_What to work on:_ Print all of the data exactly.

_Data shown:_
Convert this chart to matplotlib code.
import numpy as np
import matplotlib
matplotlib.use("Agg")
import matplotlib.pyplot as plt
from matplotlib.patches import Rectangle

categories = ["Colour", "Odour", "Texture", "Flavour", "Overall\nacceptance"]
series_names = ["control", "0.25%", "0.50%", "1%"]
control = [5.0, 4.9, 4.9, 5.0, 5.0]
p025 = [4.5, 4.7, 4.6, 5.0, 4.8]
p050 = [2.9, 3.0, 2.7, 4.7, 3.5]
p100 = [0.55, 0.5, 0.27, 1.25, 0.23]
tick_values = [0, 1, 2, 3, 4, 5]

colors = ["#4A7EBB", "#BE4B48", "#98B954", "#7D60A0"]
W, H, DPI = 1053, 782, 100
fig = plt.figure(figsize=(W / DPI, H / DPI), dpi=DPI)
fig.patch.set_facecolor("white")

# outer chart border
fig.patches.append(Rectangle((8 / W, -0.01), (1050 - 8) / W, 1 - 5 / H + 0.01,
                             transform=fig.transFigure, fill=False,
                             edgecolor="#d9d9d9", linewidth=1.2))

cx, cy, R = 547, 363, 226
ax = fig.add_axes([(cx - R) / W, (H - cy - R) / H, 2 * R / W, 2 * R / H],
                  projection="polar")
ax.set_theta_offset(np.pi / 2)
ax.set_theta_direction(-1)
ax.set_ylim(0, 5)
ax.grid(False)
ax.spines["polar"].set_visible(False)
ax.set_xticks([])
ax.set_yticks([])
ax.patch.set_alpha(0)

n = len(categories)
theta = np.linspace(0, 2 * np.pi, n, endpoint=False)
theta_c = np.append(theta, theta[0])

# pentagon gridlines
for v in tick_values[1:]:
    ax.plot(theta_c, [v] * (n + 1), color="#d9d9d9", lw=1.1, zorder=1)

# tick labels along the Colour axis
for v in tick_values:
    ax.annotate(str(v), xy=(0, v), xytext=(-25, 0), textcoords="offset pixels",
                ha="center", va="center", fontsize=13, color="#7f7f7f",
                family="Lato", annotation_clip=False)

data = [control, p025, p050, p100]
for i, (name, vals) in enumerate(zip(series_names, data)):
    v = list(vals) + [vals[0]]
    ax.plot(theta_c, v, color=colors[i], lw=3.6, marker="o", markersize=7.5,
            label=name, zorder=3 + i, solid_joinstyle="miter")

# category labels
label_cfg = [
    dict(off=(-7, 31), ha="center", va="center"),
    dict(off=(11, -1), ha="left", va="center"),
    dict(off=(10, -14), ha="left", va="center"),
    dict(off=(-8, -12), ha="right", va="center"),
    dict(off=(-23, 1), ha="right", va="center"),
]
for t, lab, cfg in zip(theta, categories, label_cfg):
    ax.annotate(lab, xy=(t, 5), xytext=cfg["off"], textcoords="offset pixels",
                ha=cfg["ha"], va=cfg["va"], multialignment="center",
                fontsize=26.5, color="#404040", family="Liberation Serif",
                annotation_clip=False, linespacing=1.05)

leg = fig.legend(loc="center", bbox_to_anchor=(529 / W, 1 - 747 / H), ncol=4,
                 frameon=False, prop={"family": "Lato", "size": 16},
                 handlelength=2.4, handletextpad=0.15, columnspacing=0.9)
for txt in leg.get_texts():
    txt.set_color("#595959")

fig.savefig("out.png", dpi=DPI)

_Reply:_
Convert this chart to matplotlib code.
import numpy as np
import matplotlib
matplotlib.use("Agg")
import matplotlib.pyplot as plt
from matplotlib.patches import Rectangle

categories = ["Colour", "Odour", "Texture", "Flavour", "Overall\nacceptance"]
series_names = ["control", "0.25%", "0.50%", "1%"]
control = [5.0, 4.9, 4.9, 5.0, 5.0]
p025 = [4.5, 4.7, 4.6, 5.0, 4.8]
p050 = [2.9, 3.0, 2.7, 4.7, 3.5]
p100 = [0.55, 0.5, 0.27, 1.25, 0.23]
tick_values = [0, 1, 2, 3, 4, 5]

colors = ["#4A7EBB", "#BE4B48", "#98B954", "#7D60A0"]
W, H, DPI = 1053, 782, 100
fig = plt.figure(figsize=(W / DPI, H / DPI), dpi=DPI)
fig.patch.set_facecolor("white")

# outer chart border
fig.patches.append(Rectangle((8 / W, -0.01), (1050 - 8) / W, 1 - 5 / H + 0.01,
                             transform=fig.transFigure, fill=False,
                             edgecolor="#d9d9d9", linewidth=1.2))

cx, cy, R = 547, 363, 226
ax = fig.add_axes([(cx - R) / W, (H - cy - R) / H, 2 * R / W, 2 * R / H],
                  projection="polar")
ax.set_theta_offset(np.pi / 2)
ax.set_theta_direction(-1)
ax.set_ylim(0, 5)
ax.grid(False)
ax.spines["polar"].set_visible(False)
ax.set_xticks([])
ax.set_yticks([])
ax.patch.set_alpha(0)

n = len(categories)
theta = np.linspace(0, 2 * np.pi, n, endpoint=False)
theta_c = np.append(theta, theta[0])

# pentagon gridlines
for v in tick_values[1:]:
    ax.plot(theta_c, [v] * (n + 1), color="#d9d9d9", lw=1.1, zorder=1)

# tick labels along the Colour axis
for v in tick_values:
    ax.annotate(str(v), xy=(0, v), xytext=(-25, 0), textcoords="offset pixels",
                ha="center", va="center", fontsize=13, color="#7f7f7f",
                family="Lato", annotation_clip=False)

data = [control, p025, p050, p100]
for i, (name, vals) in enumerate(zip(series_names, data)):
    v = list(vals) + [vals[0]]
    ax.plot(theta_c, v, color=colors[i], lw=3.6, marker="o", markersize=7.5,
            label=name, zorder=3 + i, solid_joinstyle="miter")

# category labels
label_cfg = [
    dict(off=(-7, 31), ha="center", va="center"),
    dict(off=(11, -1), ha="left", va="center"),
    dict(off=(10, -14), ha="left", va="center"),
    dict(off=(-8, -12), ha="right", va="center"),
    dict(off=(-23, 1), ha="right", va="center"),
]
for t, lab, cfg in zip(theta, categories, label_cfg):
    ax.annotate(lab, xy=(t, 5), xytext=cfg["off"], textcoords="offset pixels",
                ha=cfg["ha"], va=cfg["va"], multialignment="center",
                fontsize=26.5, color="#404040", family="Liberation Serif",
                annotation_clip=False, linespacing=1.05)

leg = fig.legend(loc="center", bbox_to_anchor=(529 / W, 1 - 747 / H), ncol=4,
                 frameon=False, prop={"family": "Lato", "size": 16},
                 handlelength=2.4, handletextpad=0.15, columnspacing=0.9)
for txt in leg.get_texts():
    txt.set_color("#595959")

fig.savefig("out.png", dpi=DPI)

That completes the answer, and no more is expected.